South Dakota Governor Kristi Noem has signed a bill banning sex change surgeries and experimental puberty blockers for children and teens, according to the Christian Post. House Bill 1080, also known as the ‘Help Not Harm’ bill, was passed to prevent irreversible surgeries on minors who may be struggling with their identities. The bill is the seventh in the country to pass such laws protecting youth from such medical procedures.
Kristi Noem released a statement saying, “South Dakota’s kids are our future. With this legislation, we are protecting kids from harmful, permanent medical procedures,” adding that, “I will always stand up for the next generation of South Dakotans.”
The bill has been praised by groups such as the American Principles Project (APP), whose president, Terry Schilling, said, “Noem and South Dakota legislators deserve a great deal of credit for acting to protect children in their state from this medical malpractice. The momentum for this movement fighting the transgender industry continues to grow, and we’re just getting started.” Noting the vulnerability of children and teens, Schilling warned that the “transgender industry” is rushing kids into “dangerous, life-changing procedures without fully comprehending the consequences.”

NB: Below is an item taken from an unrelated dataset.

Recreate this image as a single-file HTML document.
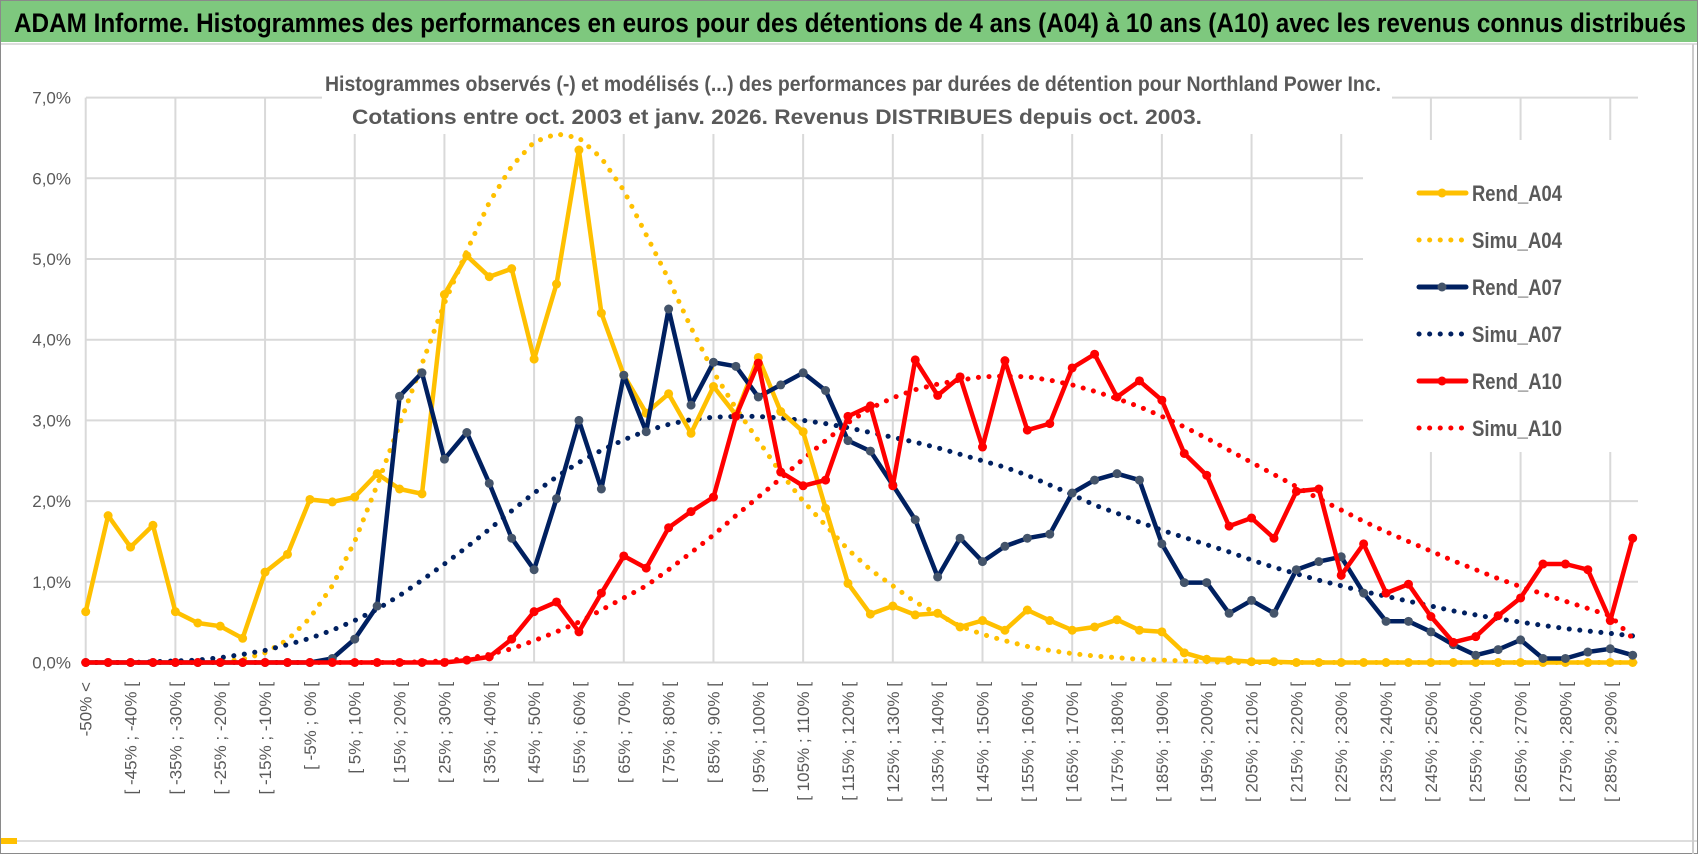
<!DOCTYPE html>
<html><head><meta charset="utf-8"><style>
html,body{margin:0;padding:0;background:#fff;}
svg{display:block;font-family:"Liberation Sans",sans-serif;}
</style></head><body>
<svg id="chart" width="1698" height="854" viewBox="0 0 1698 854" xmlns="http://www.w3.org/2000/svg">
<rect x="0.5" y="0.5" width="1697" height="853" fill="#fff" stroke="#8a8a8a"/>
<rect x="1" y="1" width="1696" height="41" fill="#7ec87e"/>
<text x="14" y="32" font-size="27" font-weight="bold" fill="#000" textLength="1672" lengthAdjust="spacingAndGlyphs">ADAM Informe. Histogrammes des performances en euros pour des détentions de 4 ans (A04) à 10 ans (A10) avec les revenus connus distribués</text>
<line x1="1" y1="44" x2="1697" y2="44" stroke="#ddd" stroke-width="2"/>
<line x1="1" y1="841" x2="1697" y2="841" stroke="#ddd" stroke-width="2"/>
<rect x="1" y="838" width="16" height="6" fill="#FFC000"/>
<line x1="1693" y1="44" x2="1693" y2="854" stroke="#ccc" stroke-width="2"/>
<g id="grid"></g>
<rect x="322" y="58" width="1070" height="76" fill="#fff"/>
<rect x="1363" y="140" width="280" height="312" fill="#fff"/>
<text x="853" y="91" font-size="21" font-weight="bold" fill="#595959" text-anchor="middle" textLength="1056" lengthAdjust="spacingAndGlyphs">Histogrammes observés (-) et modélisés (...) des performances par durées de détention pour Northland Power Inc.</text>
<text x="777" y="124" font-size="21" font-weight="bold" fill="#595959" text-anchor="middle" textLength="850" lengthAdjust="spacingAndGlyphs">Cotations entre oct. 2003 et janv. 2026. Revenus DISTRIBUES depuis oct. 2003.</text>
<g id="axes"></g>
<g id="series"></g>
<g id="legend"></g>
</svg>
<script>
const categoryCount = 70;
const yTicks = [0,1,2,3,4,5,6,7];
const rendA04 = [0.63,1.82,1.43,1.70,0.63,0.49,0.45,0.30,1.12,1.34,2.02,1.99,2.05,2.34,2.15,2.09,4.56,5.04,4.78,4.88,3.76,4.69,6.35,4.33,3.56,3.09,3.33,2.84,3.42,3.07,3.78,3.11,2.86,1.91,0.98,0.60,0.70,0.59,0.61,0.44,0.52,0.40,0.65,0.52,0.40,0.44,0.53,0.40,0.38,0.12,0.04,0.03,0.01,0.01,0,0,0,0,0,0,0,0,0,0,0,0,0,0,0,0];
const simuA04 = [0,0,0,0,0,0,0.01,0.04,0.12,0.28,0.55,0.95,1.5,2.2,2.95,3.7,4.45,5.1,5.7,6.15,6.45,6.55,6.5,6.25,5.85,5.3,4.75,4.15,3.6,3.15,2.75,2.35,2.0,1.7,1.4,1.15,0.95,0.75,0.6,0.45,0.35,0.27,0.2,0.15,0.11,0.08,0.06,0.04,0.03,0.02,0.01,0,0,0,0,0,0,0,0,0,0,0,0,0,0,0,0,0,0,0];
const rendA07 = [0,0,0,0,0,0,0,0,0,0,0,0.05,0.29,0.70,3.30,3.59,2.52,2.85,2.22,1.54,1.15,2.03,3.00,2.15,3.56,2.86,4.38,3.19,3.72,3.67,3.29,3.44,3.59,3.37,2.75,2.62,2.20,1.77,1.06,1.54,1.25,1.44,1.54,1.59,2.10,2.26,2.34,2.26,1.47,0.99,0.99,0.61,0.77,0.61,1.15,1.25,1.31,0.86,0.51,0.51,0.38,0.22,0.09,0.16,0.28,0.05,0.05,0.13,0.17,0.09];
const simuA07 = [0,0,0,0.01,0.02,0.03,0.06,0.1,0.15,0.22,0.3,0.4,0.52,0.66,0.83,1.02,1.22,1.43,1.65,1.88,2.1,2.3,2.48,2.63,2.76,2.87,2.95,3.01,3.04,3.05,3.05,3.03,3.0,2.96,2.91,2.85,2.79,2.73,2.66,2.58,2.5,2.42,2.32,2.2,2.08,1.95,1.85,1.74,1.64,1.55,1.46,1.37,1.27,1.18,1.1,1.02,0.95,0.88,0.82,0.76,0.7,0.64,0.59,0.54,0.5,0.46,0.42,0.39,0.36,0.33];
const rendA10 = [0,0,0,0,0,0,0,0,0,0,0,0,0,0,0,0,0,0.03,0.07,0.29,0.63,0.75,0.38,0.86,1.32,1.17,1.67,1.87,2.05,3.05,3.71,2.36,2.19,2.26,3.05,3.18,2.19,3.75,3.31,3.54,2.67,3.74,2.88,2.96,3.65,3.82,3.29,3.49,3.25,2.59,2.32,1.69,1.79,1.54,2.12,2.15,1.08,1.47,0.86,0.97,0.57,0.25,0.32,0.58,0.80,1.22,1.22,1.15,0.52,1.54];
const simuA10 = [0,0,0,0,0,0,0,0,0,0,0,0,0,0,0,0.01,0.02,0.05,0.1,0.17,0.27,0.38,0.5,0.65,0.8,0.95,1.15,1.36,1.58,1.82,2.05,2.28,2.52,2.75,2.97,3.15,3.28,3.38,3.45,3.5,3.54,3.55,3.54,3.5,3.44,3.36,3.27,3.17,3.05,2.92,2.78,2.63,2.48,2.33,2.18,2.03,1.89,1.75,1.62,1.5,1.38,1.26,1.15,1.04,0.94,0.85,0.76,0.67,0.58,0.3];

const NS="http://www.w3.org/2000/svg";
const X0=85.7, DX=22.42, Y0=662.5, DY=80.7;
const xs=i=>X0+DX*i;
const ys=v=>Y0-DY*v;
function el(tag,attrs,parent){const e=document.createElementNS(NS,tag);for(const k in attrs)e.setAttribute(k,attrs[k]);parent.appendChild(e);return e;}
function catLabel(i){if(i===0)return "-50% <";const a=-50+5*(i-1);return "[ "+a+"% ; "+(a+5)+"% [";}

const grid=document.getElementById('grid');
yTicks.forEach(t=>{
  const g=el('line',{x1:86,x2:1638,y1:ys(t),y2:ys(t),stroke:'#d9d9d9','stroke-width':2},grid);
  
  
});
for(let i=0;i<categoryCount;i+=4){
  const g=el('line',{x1:xs(i),x2:xs(i),y1:ys(7),y2:ys(0),stroke:'#d9d9d9','stroke-width':2},grid);
  
  
}
const axes=document.getElementById('axes');
yTicks.forEach(t=>{
  const tx=el('text',{x:71,y:ys(t)+6,'font-size':17,fill:'#595959','text-anchor':'end'},axes);
  tx.textContent=t.toFixed(1).replace('.',',')+'%';
  
  
});
for(let i=0;i<categoryCount;i+=2){
  const x=xs(i)+6, y=682;
  const tx=el('text',{x:x,y:y,'font-size':17,fill:'#595959','text-anchor':'end',transform:`rotate(-90 ${x} ${y})`},axes);
  tx.textContent=catLabel(i);
  
  
}
const series=document.getElementById('series');
function pts(arr){return arr.map((v,i)=>xs(i).toFixed(1)+','+ys(v).toFixed(1)).join(' ');}
function dotted(arr,color,name){
  const p=el('polyline',{points:pts(arr),fill:'none',stroke:color,'stroke-width':5,'stroke-linecap':'round','stroke-dasharray':'0.1 10.5'},series);
  
  
}
function solid(arr,color,mcolor,name){
  const p=el('polyline',{points:pts(arr),fill:'none',stroke:color,'stroke-width':4.5,'stroke-linejoin':'round'},series);
  
  
  arr.forEach((v,i)=>{
    const c=el('circle',{cx:xs(i),cy:ys(v),r:4.5,fill:mcolor},series);
    
    
  });
}
dotted(simuA04,'#FFC000','simu-a04-line');
dotted(simuA07,'#002060','simu-a07-line');
dotted(simuA10,'#FF0000','simu-a10-line');
solid(rendA04,'#FFC000','#FFC000','rend-a04-line');
solid(rendA07,'#002060','#44546A','rend-a07-line');
solid(rendA10,'#FF0000','#FF0000','rend-a10-line');

const legend=document.getElementById('legend');
const legendNames=['Rend_A04','Simu_A04','Rend_A07','Simu_A07','Rend_A10','Simu_A10'];
const legendColors=['#FFC000','#FFC000','#002060','#002060','#FF0000','#FF0000'];
const legendMarkers=['#FFC000',null,'#44546A',null,'#FF0000',null];
legendNames.forEach((n,k)=>{
  const y=193+47*k;
  const g=el('g',{},legend);
  
  
  if(legendMarkers[k]){
    el('line',{x1:1419,x2:1466,y1:y,y2:y,stroke:legendColors[k],'stroke-width':5,'stroke-linecap':'round'},g);
    el('circle',{cx:1442,cy:y,r:4.5,fill:legendMarkers[k]},g);
  } else {
    el('line',{x1:1419,x2:1466,y1:y,y2:y,stroke:legendColors[k],'stroke-width':5,'stroke-linecap':'round','stroke-dasharray':'0.1 10.5'},g);
  }
  const t=el('text',{x:1472,y:y+8,'font-size':22,'font-weight':'bold',fill:'#595959',textLength:90,lengthAdjust:'spacingAndGlyphs'},g);
  t.textContent=n;
});
</script>
</body></html>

Still critics who support the irreversible surgeries for kids were outraged that children and teens would no longer be able to make permanent changes to their bodies. The American Civil Liberties Union of South Dakota responded to the bill saying that although it will not stop children and teens from “being trans,” it will “deny them critical support that helps struggling transgender youth grow up to become thriving transgender adults.”
The new law includes “banning puberty blockers, the administering of ‘testosterone, estrogen, or progesterone, in amounts greater than would normally be produced endogenously in a healthy individual of the same age and sex’ and surgeries that involve castration or sterilization.”
It also provides exemptions “for treatments involving a child that was ‘born with a medically verifiable disorder of sex development, including external biological sex characteristics that are irresolvably ambiguous,’ any minor ‘diagnosed with a disorder of sexual development’ or a child that needs ‘treatment for an infection, injury, disease, or disorder that has been caused or exacerbated by any action or procedure prohibited’ by the law.
Additionally, “if a medical professional began performing sex reassignment surgeries for a minor before July 1 and it is determined that ‘immediately terminating the minor’s use of the drug or hormone would cause harm to the minor,’ then the drugs can be ‘systematically reduced’ during a period that “may not extend beyond December 31, 2023.”
Despite critics’ arguments, Kristi Noem’s attempt to protect South Dakota’s youth from undergoing irreversible surgeries at a young age will help them stay on a healthier course of life. As adults try to impress transgender ideology on vulnerable children, they take advantage of them and lead many down an irreversible path of regret and despair. In South Dakota, children and teens can longer be coaxed into making permanent changes to their bodies at their age since it is now illegal to do so.